Recently Google updated their bounty program for KVM (kvmCTF), so I decided to do some research on KVM.
First thing we need to do is finding a way to debug KVM. It is related to Linux kernel debug, and most steps are really same.
Due to the previous research on KVM by Project Zero (https://googleprojectzero.blogspot.com/2021/06/an-epyc-escape-case-study-of-kvm.html), we can find nested virtualization is a vulnerable attack surface.
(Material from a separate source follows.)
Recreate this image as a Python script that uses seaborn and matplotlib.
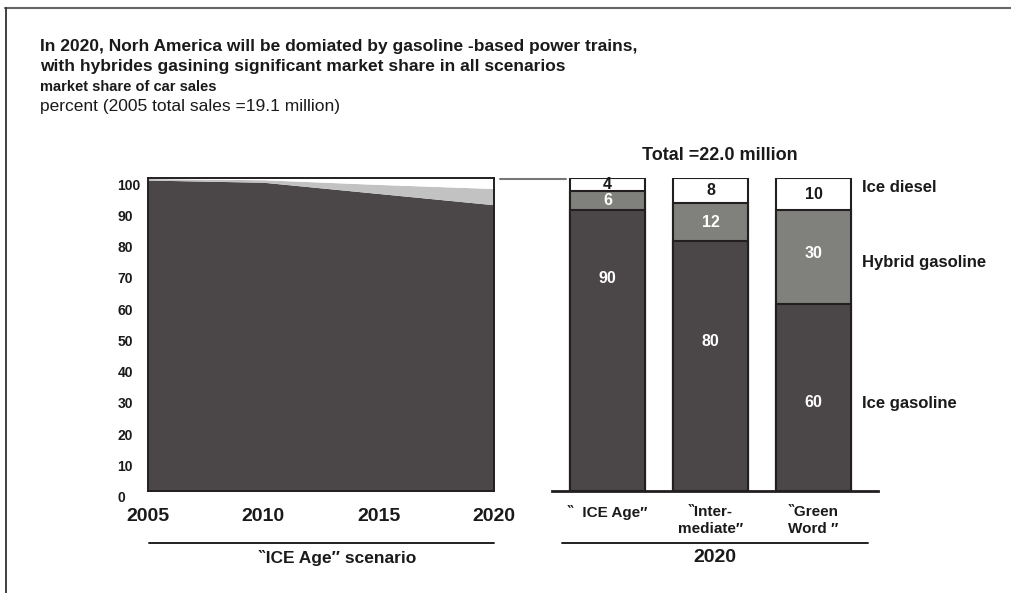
import numpy as np
import pandas as pd
import matplotlib
matplotlib.use("Agg")
import matplotlib.pyplot as plt
import matplotlib.transforms as mtransforms
from matplotlib.lines import Line2D
import seaborn as sns

# ---------------- data ----------------
years = [2005, 2010, 2015, 2020]
area_gasoline = [99.5, 98.8, 95.2, 91.6]
area_hybrid = [0.5, 0.8, 2.9, 5.2]
area_diesel = [0.0, 0.4, 1.9, 3.2]

scenarios = ["\u2036  ICE Age\u2033", "\u2036Inter-\nmediate\u2033", "\u2036Green\nWord \u2033"]
bar_gasoline = [90, 80, 60]
bar_hybrid = [6, 12, 30]
bar_diesel = [4, 8, 10]
series_names = ["Ice diesel", "Hybrid gasoline", "Ice gasoline"]

yticks = [0, 10, 20, 30, 40, 50, 60, 70, 80, 90, 100]

title_lines = ["In 2020, Norh America will be domiated by gasoline -based power trains,",
               "with hybrides gasining significant market share in all scenarios"]
subtitle = "market share of car sales"
unit_line = "percent (2005 total sales =19.1 million)"
total_text = "Total =22.0 million"
left_group = "\u2036ICE Age\u2033 scenario"
right_group = "2020"

# ---------------- style ----------------
sns.set_style("white")
FAM = ["Liberation Sans", "DejaVu Sans"]
plt.rcParams["font.family"] = FAM

DARK = "#4b4647"
HYB_BAR = "#80817c"
HYB_AREA = "#c2c2c2"
EDGE = "#231f20"
TXT = "#1a1a1a"

W, H = 1011, 593
fig = plt.figure(figsize=(W / 100, H / 100), dpi=100)
fig.patch.set_facecolor("white")

def fx(px):
    return px / W

def fy(py):
    return 1 - py / H

# ---------------- left: area chart ----------------
ax1 = fig.add_axes([fx(148), fy(491), fx(494) - fx(148), fy(178.5) - fy(491)])
ax1.stackplot(years, area_gasoline, area_hybrid, area_diesel,
              colors=[DARK, HYB_AREA, "white"], linewidth=0)
ax1.set_xlim(years[0], years[-1])
ax1.set_ylim(0, 100)
for s in ax1.spines.values():
    s.set_color(EDGE)
    s.set_linewidth(1.4)
ax1.set_xticks(years)
ax1.set_xticklabels([str(y) for y in years], fontsize=14, fontweight="bold", color=TXT)
ax1.tick_params(axis="x", length=0, pad=12)
ax1.set_yticks(yticks)
ax1.set_yticklabels([str(v) for v in yticks], fontsize=10, fontweight="bold", color=TXT,
                    ha="left")
ax1.tick_params(axis="y", which="major", length=0, pad=22)
ax1.set_yticks(yticks[1:-1], minor=True)
ax1.tick_params(axis="y", which="minor", direction="in", length=5, width=1.2,
                color="#d8d8d8", left=True)
off = mtransforms.ScaledTranslation(0, -4 / 72, fig.dpi_scale_trans)
for lab in ax1.get_yticklabels():
    lab.set_transform(lab.get_transform() + off)
ax1.set_xlabel("")
ax1.set_ylabel("")

# ---------------- right: stacked bars ----------------
ax2 = fig.add_axes([fx(552), fy(491), fx(878) - fx(552), fy(178.5) - fy(491)])
cum_h = [g + h for g, h in zip(bar_gasoline, bar_hybrid)]
cum_t = [g + h + d for g, h, d in zip(bar_gasoline, bar_hybrid, bar_diesel)]
df = pd.DataFrame({"scenario": scenarios, "gas": bar_gasoline, "gh": cum_h, "tot": cum_t})
bw = 0.73
for col, colr in [("tot", "white"), ("gh", HYB_BAR), ("gas", DARK)]:
    sns.barplot(data=df, x="scenario", y=col, color=colr, width=bw, ax=ax2,
                edgecolor=EDGE, linewidth=1.5, saturation=1)
ax2.set_xlim(-0.539, -0.539 + 326 / 103)
ax2.set_ylim(0, 100)
for k in ["top", "left", "right"]:
    ax2.spines[k].set_visible(False)
ax2.spines["bottom"].set_color(EDGE)
ax2.spines["bottom"].set_linewidth(2)
ax2.set_yticks([])
ax2.set_xlabel("")
ax2.set_ylabel("")
ax2.set_xticks(range(len(scenarios)))
ax2.set_xticklabels(scenarios, fontsize=11, fontweight="bold", color=TXT,
                    va="top", linespacing=1.3)
ax2.tick_params(axis="x", length=0, pad=10)

# value labels
gas_frac = [0.755, 0.6, 0.47]
for i in range(len(scenarios)):
    ax2.text(i, bar_gasoline[i] * gas_frac[i], str(bar_gasoline[i]), ha="center", va="center",
             color="white", fontsize=11.5, fontweight="bold")
    ax2.text(i, bar_gasoline[i] + bar_hybrid[i] / 2 + (1 if i == 2 else 0), str(bar_hybrid[i]),
             ha="center", va="center", color="white", fontsize=11.5, fontweight="bold")
    ax2.text(i, cum_h[i] + bar_diesel[i] / 2, str(bar_diesel[i]), ha="center", va="center",
             color=TXT, fontsize=11.5, fontweight="bold")

# series labels at right of last bar
last = len(scenarios) - 1
label_y = [cum_h[last] + bar_diesel[last] / 2 + 2,
           bar_gasoline[last] + bar_hybrid[last] / 2 - 2,
           bar_gasoline[last] / 2 - 2]
for name, yv in zip(series_names, label_y):
    ax2.text((862 - 552) / 326, yv, name, transform=ax2.get_yaxis_transform(),
             ha="left", va="center", fontsize=12, fontweight="bold", color=TXT)

# ---------------- titles / annotations ----------------
fig.text(fx(40), fy(47), title_lines[0], fontsize=12.5, fontweight="bold", color=TXT, va="center")
fig.text(fx(40), fy(67), title_lines[1], fontsize=12.5, fontweight="bold", color=TXT, va="center")
fig.text(fx(40), fy(87), subtitle, fontsize=10.5, fontweight="bold", color=TXT, va="center")
fig.text(fx(40), fy(106), unit_line, fontsize=12.5, color=TXT, va="center")
fig.text(fx(720), fy(155), total_text, fontsize=13, fontweight="bold", color=TXT,
         ha="center", va="center")
fig.text(fx(337), fy(558), left_group, fontsize=12.5, fontweight="bold", color=TXT,
         ha="center", va="center")
fig.text(fx(715), fy(558), right_group, fontsize=14, fontweight="bold", color=TXT,
         ha="center", va="center")

# bracket lines, connector, page frame
fig.add_artist(Line2D([fx(149), fx(494)], [fy(543), fy(543)], color=EDGE, lw=1.4))
fig.add_artist(Line2D([fx(562), fx(868)], [fy(543), fy(543)], color=EDGE, lw=1.4))
fig.add_artist(Line2D([fx(500), fx(566)], [fy(179), fy(179)], color="#777777", lw=1.5))
fig.add_artist(Line2D([fx(5), fx(1011)], [fy(8), fy(8)], color="#666666", lw=1.5))
fig.add_artist(Line2D([fx(6), fx(6)], [fy(8), fy(593)], color="#333333", lw=1.3))

fig.savefig("out.png", dpi=100, facecolor="white")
So we need to build a debug environment with 3 levels: L0 (host), L1 (guest), L2 (nested guest).
As mentioned in the rules of kvmCTF (https://github.com/google/security-research/blob/master/kvmctf/rules.md), the host runs v6.1.74 Linux kernel on an Intel CPU. So let’s download the Linux kernel source code first.
L0
Here is the config for compile, wich is different compared to kvmctf provide but work for me.
Then we can get the bzImage and vmlinux.
The next step is to build a system image, I chose Debian Bullseye Linux image.
Except these, kvm also has kernel module component (kvm.ko and kvm-intel.ko), we need to create a dictory and run this command:
make modules_install INSTALL_MOD_PATH=xxx/modules
Copy 6.1.74/ in modules/ to bullseye/lib/modules/
Use following script to build a new image
dd if=/dev/zero of=bullseye.img bs=1M seek=6144 count=1
sudo mkfs.ext4 -F bullseye.img
sudo mkdir -p /mnt/bullseye
sudo mount -o loop bullseye.img /mnt/bullseye
sudo cp -a bullseye/. /mnt/bullseye/.
sudo umount /mnt/bullseye
Now we have all the materials, we can use these two scripts to run L0 and debug it.
run.sh
#!/bin/sh
qemu-system-x86_64 \
-m 2G \
-smp 2 \
-kernel ./linux-6.1.74/arch/x86/boot/bzImage \
-append "nokaslr console=ttyS0 root=/dev/sda earlyprintk=serial net.ifnames=0" \
-drive file=./image/bullseye.img,format=raw \
-net user,host=10.0.2.10,hostfwd=tcp:127.0.0.1:10021-:22 \
-net nic,model=e1000 \
-enable-kvm \
-cpu Cascadelake-Server,+vmx \
-nographic \
-pidfile vm.pid \
-fsdev local,security_model=passthrough,id=fsdev0,path=./shared \
-device virtio-9p-pci,id=fsdev0,fsdev=fsdev0,mount_tag=hostshare \
-gdb tcp::1234 \
-S \
2>&1 | tee vm.log
debug.sh
#!/bin/sh
gdb \
-ex "target remote localhost:1234" \
-ex "continue" \
-ex "disconnect" \
-ex "file ./linux-6.1.74/vmlinux" \
-ex "set architecture i386:x86-64:intel" \
-ex "target remote localhost:1234" \
-ex "add-symbol-file xxx/modules/lib/modules/6.1.74/kernel/arch/x86/kvm/kvm-intel.ko 0xffffffffc010f000" \
-ex "add-symbol-file xxx/modules/lib/modules/6.1.74/kernel/arch/x86/kvm/kvm.ko 0xffffffffc0005000"
If you are not sure kvm is running, use kvm-ok to check.
L1 and L2
Now we only have L0, we need to prepare the qemu-kvm environment on L0.
To test KVM, I suggest to run and modify kvm-unit-tests.
The kvm-unit-tests will be running as L1, if you run vmx.flat, the guest_main code in vmx_tests will be running on L2, for testing nested virtualization.